Il viceministro dell’Economia, Stefano Fassina, ha presentato al premier Enrico Letta le proprie dimissioni irrevocabili.
Già sabato mattina aveva chiesto un rimpasto di governo: “È naturale, direi doveroso che la nuova segreteria guidata da Renzi, che ha vinto in modo forte il congresso, segni l’agenda di governo“.
La richiesta aveva suscitato l’ironia del nuovo segretario del Partito democratico, Matteo Renzi, che durante una conferenza stampa a una domanda diretta su Fassina aveva risposto “Chi?“. La risposta dell’ex viceministro è stata secca: “Le parole del segretario Renzi su di me confermano la valutazione politica che ho proposto in questi giorni: la delegazione del Pd al governo va resa coerente con il risultato congressuale. Non c’è nulla di personale. È questione politica. È un dovere lasciare per chi, come me, ha sostenuto un’altra posizione.”
“È responsabilità di Renzi, che ha ricevuto un così largo mandato – ha osservato Fassina nel motivare le sue dimissioni – proporre uomini e donne sulla sua linea“. Di conseguenza “restituisco irrevocabilmente il mio incarico anche se continuerò a dare il mio contributo al governo Letta dai banchi della Camera“.

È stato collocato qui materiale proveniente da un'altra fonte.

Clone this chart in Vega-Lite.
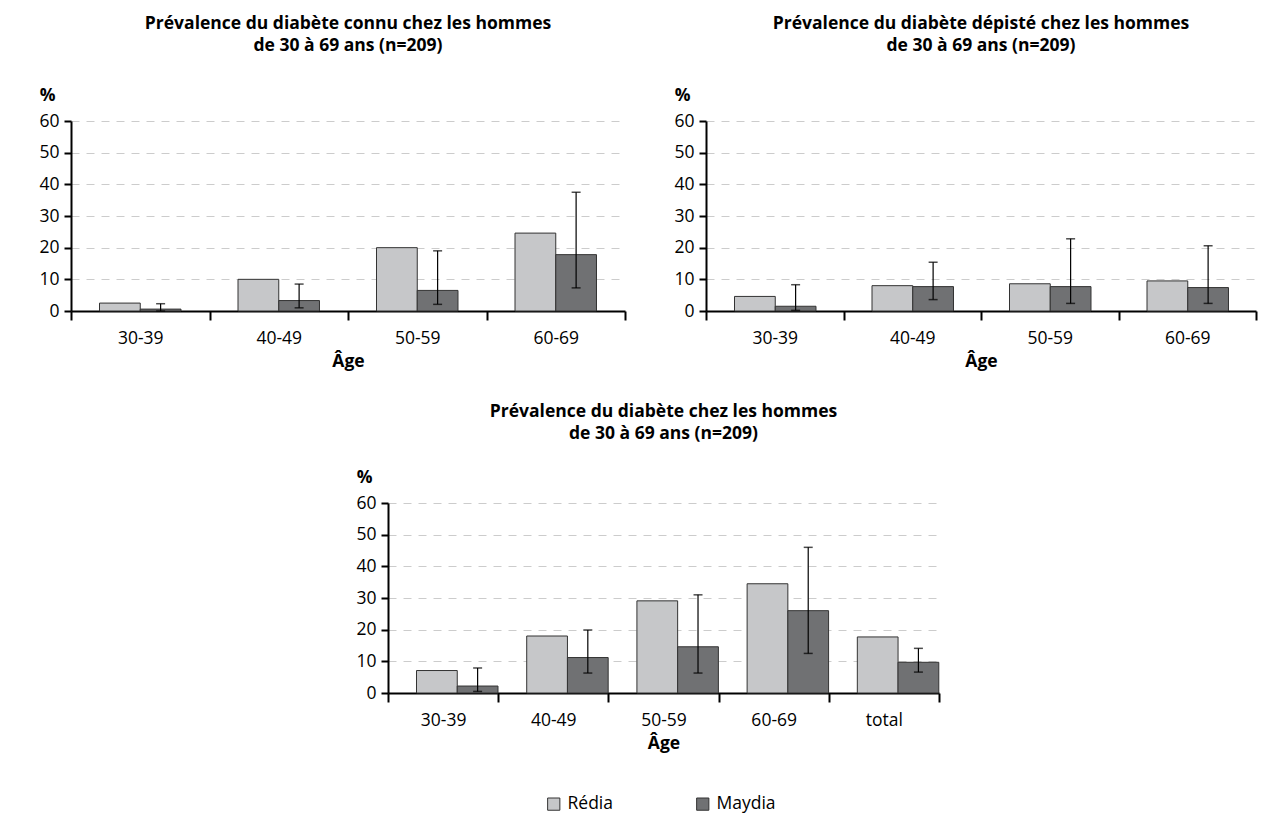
{
  "$schema": "https://vega.github.io/schema/vega-lite/v6.json",
  "padding": {"left": 38, "top": 14, "right": 10, "bottom": 10},
  "background": "white",
  "datasets": {
    "d": [
      {"panel": "connu", "age": "30-39", "series": "Rédia", "value": 2.5},
      {"panel": "connu", "age": "30-39", "series": "Maydia", "value": 0.6, "lo": 0.0, "hi": 2.3},
      {"panel": "connu", "age": "40-49", "series": "Rédia", "value": 10.0},
      {"panel": "connu", "age": "40-49", "series": "Maydia", "value": 3.3, "lo": 1.0, "hi": 8.5},
      {"panel": "connu", "age": "50-59", "series": "Rédia", "value": 20.0},
      {"panel": "connu", "age": "50-59", "series": "Maydia", "value": 6.5, "lo": 2.1, "hi": 19.0},
      {"panel": "connu", "age": "60-69", "series": "Rédia", "value": 24.6},
      {"panel": "connu", "age": "60-69", "series": "Maydia", "value": 17.8, "lo": 7.3, "hi": 37.5},
      {"panel": "depiste", "age": "30-39", "series": "Rédia", "value": 4.6},
      {"panel": "depiste", "age": "30-39", "series": "Maydia", "value": 1.5, "lo": 0.2, "hi": 8.3},
      {"panel": "depiste", "age": "40-49", "series": "Rédia", "value": 8.0},
      {"panel": "depiste", "age": "40-49", "series": "Maydia", "value": 7.7, "lo": 3.6, "hi": 15.4},
      {"panel": "depiste", "age": "50-59", "series": "Rédia", "value": 8.6},
      {"panel": "depiste", "age": "50-59", "series": "Maydia", "value": 7.7, "lo": 2.4, "hi": 22.8},
      {"panel": "depiste", "age": "60-69", "series": "Rédia", "value": 9.5},
      {"panel": "depiste", "age": "60-69", "series": "Maydia", "value": 7.4, "lo": 2.4, "hi": 20.6},
      {"panel": "total", "age": "30-39", "series": "Rédia", "value": 7.1},
      {"panel": "total", "age": "30-39", "series": "Maydia", "value": 2.2, "lo": 0.5, "hi": 7.9},
      {"panel": "total", "age": "40-49", "series": "Rédia", "value": 18.0},
      {"panel": "total", "age": "40-49", "series": "Maydia", "value": 11.2, "lo": 6.3, "hi": 19.9},
      {"panel": "total", "age": "50-59", "series": "Rédia", "value": 29.1},
      {"panel": "total", "age": "50-59", "series": "Maydia", "value": 14.6, "lo": 6.3, "hi": 31.0},
      {"panel": "total", "age": "60-69", "series": "Rédia", "value": 34.5},
      {"panel": "total", "age": "60-69", "series": "Maydia", "value": 26.0, "lo": 12.5, "hi": 46.0},
      {"panel": "total", "age": "total", "series": "Rédia", "value": 17.7},
      {"panel": "total", "age": "total", "series": "Maydia", "value": 9.7, "lo": 6.6, "hi": 14.1}
    ]
  },
  "config": {
    "font": "Open Sans",
    "view": {"stroke": null},
    "title": {"font": "Open Sans", "fontSize": 17.5, "fontWeight": "bold", "color": "#000", "anchor": "middle", "lineHeight": 22, "offset": 32},
    "axis": {
      "labelFont": "Open Sans", "labelFontSize": 17.5, "labelColor": "#000",
      "titleFont": "Open Sans", "titleFontSize": 17.5, "titleColor": "#000", "titleFontWeight": "bold",
      "domainColor": "#000", "domainWidth": 2, "tickColor": "#000", "tickWidth": 2
    },
    "axisY": {"tickCount": 7, "tickSize": 7, "labelPadding": 5, "labelOverlap": false, "grid": true, "gridDash": [8, 7], "gridColor": "#cccccc", "titleAngle": 0, "titleX": -24, "titleY": -26, "titleAlign": "center", "titleBaseline": "middle"},
    "axisX": {"labelAngle": 0, "tickBand": "extent", "tickSize": 9, "labelPadding": 9, "titlePadding": 6},
    "legend": {"labelFont": "Open Sans", "labelFontSize": 17.5, "labelColor": "#000"}
  },
  "resolve": {"legend": {"color": "independent"}},
  "center": true,
  "spacing": 32,
  "vconcat": [
    {
      "hconcat": [
        {
          "width": 554, "height": 190,
          "title": {"text": ["Prévalence du diabète connu chez les hommes", "de 30 à 69 ans (n=209)"]},
          "data": {"name": "d"},
          "transform": [{"filter": "datum.panel == 'connu'"}],
          "encoding": {
            "x": {"field": "age", "type": "nominal", "sort": null, "title": "Âge", "scale": {"paddingInner": 0, "paddingOuter": 0}}
          },
          "layer": [
            {
              "mark": {"type": "bar", "stroke": "#333", "strokeWidth": 1},
              "encoding": {
                "y": {"field": "value", "type": "quantitative", "title": "%", "scale": {"domain": [0, 60]}},
                "xOffset": {"field": "series", "type": "nominal", "scale": {"domain": ["Rédia", "Maydia"], "paddingOuter": 0.7, "paddingInner": 0}},
                "color": {"field": "series", "type": "nominal", "scale": {"domain": ["Rédia", "Maydia"], "range": ["#c6c7c9", "#707173"]}, "legend": null}
              }
            },
            {
              "transform": [{"filter": "isValid(datum.hi)"}],
              "mark": {"type": "rule", "color": "#000", "strokeWidth": 1.2},
              "encoding": {
                "xOffset": {"field": "series", "type": "nominal"},
                "y": {"field": "lo", "type": "quantitative", "title": "%"},
                "y2": {"field": "hi"}
              }
            },
            {
              "transform": [{"filter": "isValid(datum.hi)"}],
              "mark": {"type": "tick", "orient": "horizontal", "size": 9, "thickness": 1.5, "color": "#000"},
              "encoding": {
                "xOffset": {"field": "series", "type": "nominal"},
                "y": {"field": "hi", "type": "quantitative", "title": "%"}
              }
            },
            {
              "transform": [{"filter": "isValid(datum.hi)"}],
              "mark": {"type": "tick", "orient": "horizontal", "size": 9, "thickness": 1.5, "color": "#000"},
              "encoding": {
                "xOffset": {"field": "series", "type": "nominal"},
                "y": {"field": "lo", "type": "quantitative", "title": "%"}
              }
            }
          ]
        },
        {
          "width": 550, "height": 190,
          "title": {"text": ["Prévalence du diabète dépisté chez les hommes", "de 30 à 69 ans (n=209)"]},
          "data": {"name": "d"},
          "transform": [{"filter": "datum.panel == 'depiste'"}],
          "encoding": {
            "x": {"field": "age", "type": "nominal", "sort": null, "title": "Âge", "scale": {"paddingInner": 0, "paddingOuter": 0}}
          },
          "layer": [
            {
              "mark": {"type": "bar", "stroke": "#333", "strokeWidth": 1},
              "encoding": {
                "y": {"field": "value", "type": "quantitative", "title": "%", "scale": {"domain": [0, 60]}},
                "xOffset": {"field": "series", "type": "nominal", "scale": {"domain": ["Rédia", "Maydia"], "paddingOuter": 0.7, "paddingInner": 0}},
                "color": {"field": "series", "type": "nominal", "scale": {"domain": ["Rédia", "Maydia"], "range": ["#c6c7c9", "#707173"]}, "legend": null}
              }
            },
            {
              "transform": [{"filter": "isValid(datum.hi)"}],
              "mark": {"type": "rule", "color": "#000", "strokeWidth": 1.2},
              "encoding": {
                "xOffset": {"field": "series", "type": "nominal"},
                "y": {"field": "lo", "type": "quantitative", "title": "%"},
                "y2": {"field": "hi"}
              }
            },
            {
              "transform": [{"filter": "isValid(datum.hi)"}],
              "mark": {"type": "tick", "orient": "horizontal", "size": 9, "thickness": 1.5, "color": "#000"},
              "encoding": {
                "xOffset": {"field": "series", "type": "nominal"},
                "y": {"field": "hi", "type": "quantitative", "title": "%"}
              }
            },
            {
              "transform": [{"filter": "isValid(datum.hi)"}],
              "mark": {"type": "tick", "orient": "horizontal", "size": 9, "thickness": 1.5, "color": "#000"},
              "encoding": {
                "xOffset": {"field": "series", "type": "nominal"},
                "y": {"field": "lo", "type": "quantitative", "title": "%"}
              }
            }
          ]
        }
      ],
      "spacing": 47,
      "resolve": {"legend": {"color": "independent"}}
    },
    {
      "width": 551, "height": 190,
      "title": {"text": ["Prévalence du diabète chez les hommes", "de 30 à 69 ans (n=209)"], "offset": 26},
      "data": {"name": "d"},
      "transform": [{"filter": "datum.panel == 'total'"}],
      "encoding": {
        "x": {"field": "age", "type": "nominal", "sort": null, "title": "Âge", "scale": {"paddingInner": 0, "paddingOuter": 0}}
      },
      "layer": [
        {
          "mark": {"type": "bar", "stroke": "#333", "strokeWidth": 1},
          "encoding": {
            "y": {"field": "value", "type": "quantitative", "title": "%", "scale": {"domain": [0, 60]}},
            "xOffset": {"field": "series", "type": "nominal", "scale": {"domain": ["Rédia", "Maydia"], "paddingOuter": 0.7, "paddingInner": 0}},
            "color": {"field": "series", "type": "nominal", "scale": {"domain": ["Rédia", "Maydia"], "range": ["#c6c7c9", "#707173"]},
              "legend": {"title": null, "orient": "none", "legendX": 157, "legendY": 292, "direction": "horizontal", "symbolType": "square", "symbolSize": 150, "symbolStrokeColor": "#333", "symbolStrokeWidth": 1, "columnPadding": 81, "labelOffset": 5}}
          }
        },
        {
          "transform": [{"filter": "isValid(datum.hi)"}],
          "mark": {"type": "rule", "color": "#000", "strokeWidth": 1.2},
          "encoding": {
            "xOffset": {"field": "series", "type": "nominal"},
            "y": {"field": "lo", "type": "quantitative", "title": "%"},
            "y2": {"field": "hi"}
          }
        },
        {
          "transform": [{"filter": "isValid(datum.hi)"}],
          "mark": {"type": "tick", "orient": "horizontal", "size": 9, "thickness": 1.5, "color": "#000"},
          "encoding": {
            "xOffset": {"field": "series", "type": "nominal"},
            "y": {"field": "hi", "type": "quantitative", "title": "%"}
          }
        },
        {
          "transform": [{"filter": "isValid(datum.hi)"}],
          "mark": {"type": "tick", "orient": "horizontal", "size": 9, "thickness": 1.5, "color": "#000"},
          "encoding": {
            "xOffset": {"field": "series", "type": "nominal"},
            "y": {"field": "lo", "type": "quantitative", "title": "%"}
          }
        }
      ]
    }
  ]
}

Solo un anno fa, Fassina, responsabile economico del Pd e uno dei fedelissimi del segretario Pier Luigi Bersani, così aveva attaccato il sindaco di Firenze. “Renzi? Una figura minoritaria nel partito, ripete a pappagallo alcune ricette della destra, è fuori tempo massimo. L’unica cosa certa di Renzi è la sua data di nascita. Io a differenza sua, ho avuto una lunga esperienza professionale fuori dalla politica. Lui è un ex portaborse, diventato poi sindaco di Firenze per miracolo, per le divisioni interne al Pd fiorentino“.
Finito nelle “liste di proscrizione” renziane, Fassina ha preferito dignitose dimissioni, ad un inutile gioco al massacro.